Interconnect technology is critical to scaling future computing systems. Nvidia is developing LinkX optical-electrical interconnects, including pluggable optics with traditional DSP engines, linear pluggable optics (LPO), DAC cables, redriven active copper cables, and co-packaged optics. As supernodes and cluster networks scale, interconnect design must address bandwidth, latency, power, reliability, and cost trade-offs.

Competitive Landscape and Strategic Drivers

Competition from Google, Meta, AMD, Microsoft, and Amazon has intensified, with these companies advancing both hardware and software efforts to challenge Nvidia's position. This competitive pressure likely influences a more aggressive technical roadmap. Nvidia's strategy includes annual GPU updates and the introduction of technologies such as HBM3E memory, PCIe 6.0 and PCIe 7.0 support, NVLink evolution, 224G SerDes, and 1.6T interfaces. Success in these areas would strengthen Nvidia's competitive standing.

Constraints, Supply Chain, and Financial Position

Hardware innovation is bounded by first principles and physical limits. Analysis of process nodes, advanced packaging, memory, and interconnect yields plausible technical paths. Non-technical factors such as supply chain control or capacity bottlenecks for components like HBM or advanced CoWoS packaging can influence the pace of deployment. Nvidia's financial results show strong cash flow that can affect supply chain dynamics: fiscal Q4 2023 revenue was $7.64 billion, up 53% year over year, and fiscal year revenue was $26.91 billion, up 61%. Q4 data center revenue was $3.26 billion, up 71% year over year; full fiscal year data center revenue was $10.61 billion, up 58% year over year. External events can also cause disruptions; for example, geopolitical events have affected planned public events and product announcements. Nvidia's networking unit originated from Mellanox, which has operations in Israel.

Analytical Scope and Assumptions

This analysis is grounded in first-principles technical reasoning and does not incorporate economic measures such as deliberate supply-chain interventions or unpredictable black-swan events. Such factors could significantly affect timing or product availability, but they are treated as external uncertainties. The evaluation focuses on likely technical trajectories over a two-to-three-year horizon through 2025. Conclusions should be adjusted if key assumptions change.

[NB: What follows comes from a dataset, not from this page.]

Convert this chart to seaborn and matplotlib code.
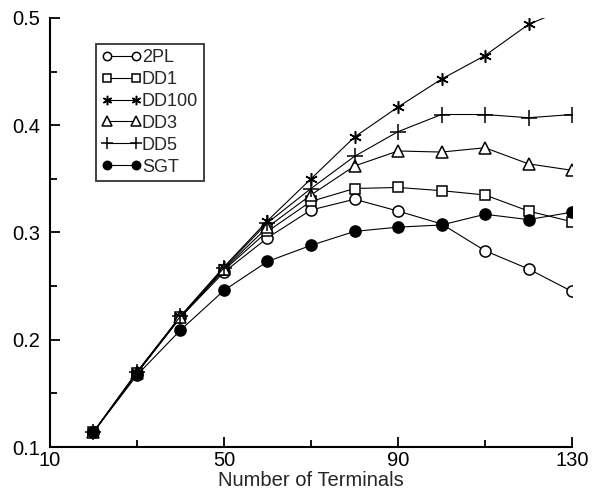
import matplotlib
matplotlib.use("Agg")
import matplotlib.pyplot as plt
import seaborn as sns
import pandas as pd
from matplotlib.ticker import FixedLocator

terminals = [20, 30, 40, 50, 60, 70, 80, 90, 100, 110, 120, 130]
series_names = ["2PL", "DD1", "DD100", "DD3", "DD5", "SGT"]
v_2pl   = [0.114, 0.169, 0.221, 0.263, 0.295, 0.321, 0.331, 0.320, 0.308, 0.283, 0.266, 0.245]
v_dd1   = [0.114, 0.169, 0.221, 0.265, 0.301, 0.329, 0.341, 0.342, 0.339, 0.335, 0.320, 0.310]
v_dd100 = [0.114, 0.170, 0.222, 0.268, 0.311, 0.350, 0.389, 0.417, 0.443, 0.465, 0.494, 0.511]
v_dd3   = [0.114, 0.169, 0.221, 0.266, 0.305, 0.335, 0.362, 0.376, 0.375, 0.379, 0.364, 0.358]
v_dd5   = [0.114, 0.170, 0.222, 0.267, 0.309, 0.341, 0.371, 0.394, 0.410, 0.410, 0.407, 0.410]
v_sgt   = [0.114, 0.167, 0.209, 0.246, 0.273, 0.288, 0.301, 0.305, 0.307, 0.317, 0.312, 0.319]
values = [v_2pl, v_dd1, v_dd100, v_dd3, v_dd5, v_sgt]
x_ticks = [10, 50, 90, 130]
x_minor = [30, 70, 110]
y_ticks = [0.1, 0.2, 0.3, 0.4, 0.5]
y_minor = [0.15, 0.25, 0.35, 0.45]
x_ticklabels = ["10", "50", "90", "130"]
y_ticklabels = ["0.1", "0.2", "0.3", "0.4", "0.5"]

rows = []
for name, vals in zip(series_names, values):
    for t, v in zip(terminals, vals):
        rows.append({"Terminals": t, "Value": v, "Series": name})
df = pd.DataFrame(rows)

sns.set_style("ticks")
plt.rcParams['font.family'] = ['Liberation Sans', 'DejaVu Sans']

fig = plt.figure(figsize=(5.93, 4.97), dpi=100)
ax = fig.add_axes([0.0843, 0.1006, 0.8803, 0.8632])

styles = {
    "2PL":   dict(marker="o", mfc="white", ms=8),
    "DD1":   dict(marker="s", mfc="white", ms=7.5),
    "DD100": dict(marker=(6, 2, 0), mfc="black", ms=9),
    "DD3":   dict(marker="^", mfc="white", ms=9),
    "DD5":   dict(marker="+", mfc="black", ms=11),
    "SGT":   dict(marker="o", mfc="black", ms=8),
}

handles = []
for name in series_names:
    st = styles[name]
    sub = df[df["Series"] == name]
    sns.lineplot(data=sub, x="Terminals", y="Value", ax=ax, color="black",
                 linewidth=0.8, marker=st["marker"], markersize=st["ms"],
                 markerfacecolor=st["mfc"], markeredgecolor="black",
                 markeredgewidth=1.1, label=name, legend=False, errorbar=None)
    handles.append(ax.lines[-1])

ax.set_xlim(10, 130)
ax.set_ylim(0.1, 0.5)
ax.xaxis.set_major_locator(FixedLocator(x_ticks))
ax.xaxis.set_minor_locator(FixedLocator(x_minor))
ax.yaxis.set_major_locator(FixedLocator(y_ticks))
ax.yaxis.set_minor_locator(FixedLocator(y_minor))
ax.set_xticklabels(x_ticklabels)
ax.set_yticklabels(y_ticklabels)
ax.tick_params(which="major", direction="in", length=7, width=1.3, labelsize=14.5,
               colors="black")
ax.tick_params(which="minor", direction="in", length=5, width=1.3, colors="black")
ax.tick_params(axis="y", which="major", pad=7)
ax.tick_params(axis="x", which="major", pad=3)
for s in ["top", "right"]:
    ax.spines[s].set_visible(False)
for s in ["left", "bottom"]:
    ax.spines[s].set_linewidth(1.5)
    ax.spines[s].set_color("black")

ax.set_xlabel("Number of Terminals", fontsize=14.5, labelpad=0.5)
ax.set_ylabel("")

leg = ax.legend(handles=handles, labels=series_names, loc="upper left",
                bbox_to_anchor=(0.088, 0.94), numpoints=2, handlelength=2.2,
                handletextpad=0.05, borderpad=0.3, labelspacing=0.27,
                markerscale=0.75, fontsize=13, frameon=True, fancybox=False,
                borderaxespad=0)
leg.get_frame().set_edgecolor("black")
leg.get_frame().set_linewidth(1.3)

fig.savefig("out.png", dpi=100)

Nvidia, AMD, and Other Industry Approaches

Nvidia's roadmap covers compute and networking, including chips, SuperChips, supernode networks, and cluster fabrics. AMD follows with a strong focus on CPU and GPU compute and advanced packaging with chiplet integration. Unlike Nvidia's SuperChip concept, AMD integrates CPU and GPU dies using advanced packaging and relies on its Infinity Fabric interface for coherence. GPU-CPU links still use PCIe for certain connections. AMD is developing its own switch chip, XSwitch, and the next-generation MI450 accelerator will use a new interconnect architecture intended to compete with NVSwitch.

Network Vendors and Alternative Architectures

Broadcom focuses on networking silicon, offering InfiniBand-like Jericho3-AI+ solutions for supernode networks and Tomahawk and Trident series for cluster fabrics. Recent Broadcom devices include programmable Trident 5-X12 features that apply neural-network inference to traffic classification and congestion control. Other players such as Cerebras and the Tesla Dojo effort pursue wafer-scale or deep custom packaging routes for highly specialized accelerated systems.